Repeat the material verbatim. Images are excluded from the copy.

^^^^^^^^

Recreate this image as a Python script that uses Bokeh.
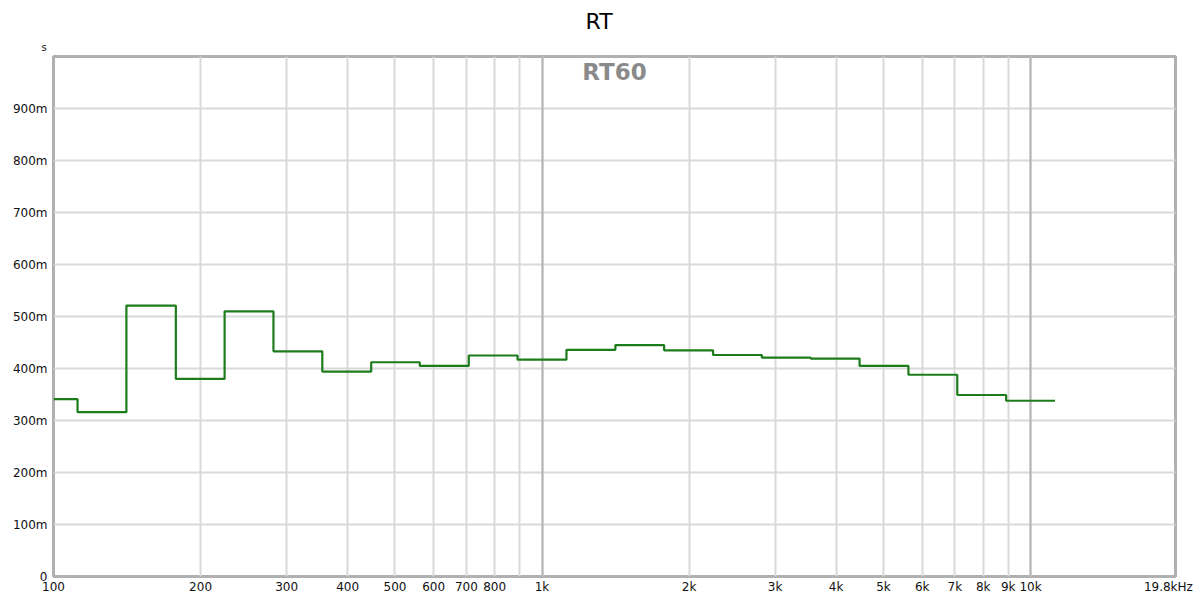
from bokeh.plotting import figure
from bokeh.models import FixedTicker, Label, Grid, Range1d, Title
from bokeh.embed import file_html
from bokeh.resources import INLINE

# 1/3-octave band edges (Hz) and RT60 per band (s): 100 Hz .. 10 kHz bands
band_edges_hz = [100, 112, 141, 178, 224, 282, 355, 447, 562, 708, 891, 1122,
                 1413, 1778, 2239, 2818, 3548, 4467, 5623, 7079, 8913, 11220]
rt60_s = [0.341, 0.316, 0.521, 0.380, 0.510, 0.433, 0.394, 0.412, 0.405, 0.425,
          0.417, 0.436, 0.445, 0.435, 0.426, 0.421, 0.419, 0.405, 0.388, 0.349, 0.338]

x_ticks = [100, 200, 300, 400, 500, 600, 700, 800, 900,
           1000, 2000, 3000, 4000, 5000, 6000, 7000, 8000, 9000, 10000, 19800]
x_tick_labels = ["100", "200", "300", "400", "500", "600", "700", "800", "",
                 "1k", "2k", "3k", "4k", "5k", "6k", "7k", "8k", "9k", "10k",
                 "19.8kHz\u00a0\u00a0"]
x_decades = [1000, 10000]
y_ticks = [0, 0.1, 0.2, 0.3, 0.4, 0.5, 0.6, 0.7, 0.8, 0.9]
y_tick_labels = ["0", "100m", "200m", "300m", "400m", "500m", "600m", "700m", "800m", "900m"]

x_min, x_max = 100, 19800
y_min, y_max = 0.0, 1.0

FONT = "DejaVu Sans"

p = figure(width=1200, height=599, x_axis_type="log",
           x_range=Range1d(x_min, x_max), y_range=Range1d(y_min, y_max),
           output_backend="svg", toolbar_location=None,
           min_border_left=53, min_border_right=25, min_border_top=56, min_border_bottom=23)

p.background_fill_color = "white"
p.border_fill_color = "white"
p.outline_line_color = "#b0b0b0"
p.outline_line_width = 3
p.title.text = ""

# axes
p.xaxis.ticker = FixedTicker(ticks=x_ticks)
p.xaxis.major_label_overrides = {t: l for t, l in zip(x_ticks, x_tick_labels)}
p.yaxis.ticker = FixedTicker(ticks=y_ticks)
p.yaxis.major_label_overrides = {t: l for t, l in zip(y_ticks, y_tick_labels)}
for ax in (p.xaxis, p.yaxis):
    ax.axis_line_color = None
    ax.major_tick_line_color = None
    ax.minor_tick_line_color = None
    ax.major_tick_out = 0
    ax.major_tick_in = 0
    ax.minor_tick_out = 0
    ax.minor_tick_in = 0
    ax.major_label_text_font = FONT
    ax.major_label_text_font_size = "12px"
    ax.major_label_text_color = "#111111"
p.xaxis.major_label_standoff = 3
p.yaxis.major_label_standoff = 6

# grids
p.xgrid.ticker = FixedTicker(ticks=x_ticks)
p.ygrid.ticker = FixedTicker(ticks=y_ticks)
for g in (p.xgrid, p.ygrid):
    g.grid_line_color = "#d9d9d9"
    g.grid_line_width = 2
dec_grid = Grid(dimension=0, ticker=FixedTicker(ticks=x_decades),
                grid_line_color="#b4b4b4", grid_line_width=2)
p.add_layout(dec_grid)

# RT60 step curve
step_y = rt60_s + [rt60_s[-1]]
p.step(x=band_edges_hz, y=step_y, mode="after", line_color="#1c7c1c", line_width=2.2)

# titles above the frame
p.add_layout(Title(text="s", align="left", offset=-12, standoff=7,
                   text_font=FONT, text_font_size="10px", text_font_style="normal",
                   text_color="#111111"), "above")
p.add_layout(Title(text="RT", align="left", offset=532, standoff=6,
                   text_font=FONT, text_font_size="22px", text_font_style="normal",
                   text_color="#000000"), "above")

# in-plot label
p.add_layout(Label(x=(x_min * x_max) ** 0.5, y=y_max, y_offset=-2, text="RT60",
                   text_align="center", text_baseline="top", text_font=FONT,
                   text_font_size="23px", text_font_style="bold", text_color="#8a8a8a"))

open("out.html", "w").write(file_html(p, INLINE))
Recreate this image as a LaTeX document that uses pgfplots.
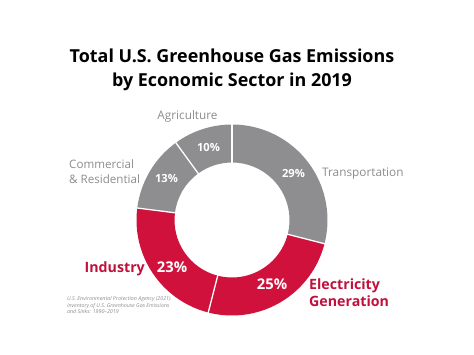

^^^^^^^^

— Expected output —
Recreate this image as a Python script that uses Bokeh.
from bokeh.plotting import figure
from bokeh.models import FixedTicker, Label, Grid, Range1d, Title
from bokeh.embed import file_html
from bokeh.resources import INLINE

# 1/3-octave band edges (Hz) and RT60 per band (s): 100 Hz .. 10 kHz bands
band_edges_hz = [100, 112, 141, 178, 224, 282, 355, 447, 562, 708, 891, 1122,
                 1413, 1778, 2239, 2818, 3548, 4467, 5623, 7079, 8913, 11220]
rt60_s = [0.341, 0.316, 0.521, 0.380, 0.510, 0.433, 0.394, 0.412, 0.405, 0.425,
          0.417, 0.436, 0.445, 0.435, 0.426, 0.421, 0.419, 0.405, 0.388, 0.349, 0.338]

x_ticks = [100, 200, 300, 400, 500, 600, 700, 800, 900,
           1000, 2000, 3000, 4000, 5000, 6000, 7000, 8000, 9000, 10000, 19800]
x_tick_labels = ["100", "200", "300", "400", "500", "600", "700", "800", "",
                 "1k", "2k", "3k", "4k", "5k", "6k", "7k", "8k", "9k", "10k",
                 "19.8kHz\u00a0\u00a0"]
x_decades = [1000, 10000]
y_ticks = [0, 0.1, 0.2, 0.3, 0.4, 0.5, 0.6, 0.7, 0.8, 0.9]
y_tick_labels = ["0", "100m", "200m", "300m", "400m", "500m", "600m", "700m", "800m", "900m"]

x_min, x_max = 100, 19800
y_min, y_max = 0.0, 1.0

FONT = "DejaVu Sans"

p = figure(width=1200, height=599, x_axis_type="log",
           x_range=Range1d(x_min, x_max), y_range=Range1d(y_min, y_max),
           output_backend="svg", toolbar_location=None,
           min_border_left=53, min_border_right=25, min_border_top=56, min_border_bottom=23)

p.background_fill_color = "white"
p.border_fill_color = "white"
p.outline_line_color = "#b0b0b0"
p.outline_line_width = 3
p.title.text = ""

# axes
p.xaxis.ticker = FixedTicker(ticks=x_ticks)
p.xaxis.major_label_overrides = {t: l for t, l in zip(x_ticks, x_tick_labels)}
p.yaxis.ticker = FixedTicker(ticks=y_ticks)
p.yaxis.major_label_overrides = {t: l for t, l in zip(y_ticks, y_tick_labels)}
for ax in (p.xaxis, p.yaxis):
    ax.axis_line_color = None
    ax.major_tick_line_color = None
    ax.minor_tick_line_color = None
    ax.major_tick_out = 0
    ax.major_tick_in = 0
    ax.minor_tick_out = 0
    ax.minor_tick_in = 0
    ax.major_label_text_font = FONT
    ax.major_label_text_font_size = "12px"
    ax.major_label_text_color = "#111111"
p.xaxis.major_label_standoff = 3
p.yaxis.major_label_standoff = 6

# grids
p.xgrid.ticker = FixedTicker(ticks=x_ticks)
p.ygrid.ticker = FixedTicker(ticks=y_ticks)
for g in (p.xgrid, p.ygrid):
    g.grid_line_color = "#d9d9d9"
    g.grid_line_width = 2
dec_grid = Grid(dimension=0, ticker=FixedTicker(ticks=x_decades),
                grid_line_color="#b4b4b4", grid_line_width=2)
p.add_layout(dec_grid)

# RT60 step curve
step_y = rt60_s + [rt60_s[-1]]
p.step(x=band_edges_hz, y=step_y, mode="after", line_color="#1c7c1c", line_width=2.2)

# titles above the frame
p.add_layout(Title(text="s", align="left", offset=-12, standoff=7,
                   text_font=FONT, text_font_size="10px", text_font_style="normal",
                   text_color="#111111"), "above")
p.add_layout(Title(text="RT", align="left", offset=532, standoff=6,
                   text_font=FONT, text_font_size="22px", text_font_style="normal",
                   text_color="#000000"), "above")

# in-plot label
p.add_layout(Label(x=(x_min * x_max) ** 0.5, y=y_max, y_offset=-2, text="RT60",
                   text_align="center", text_baseline="top", text_font=FONT,
                   text_font_size="23px", text_font_style="bold", text_color="#8a8a8a"))

open("out.html", "w").write(file_html(p, INLINE))
Recreate this image as a LaTeX document that uses pgfplots.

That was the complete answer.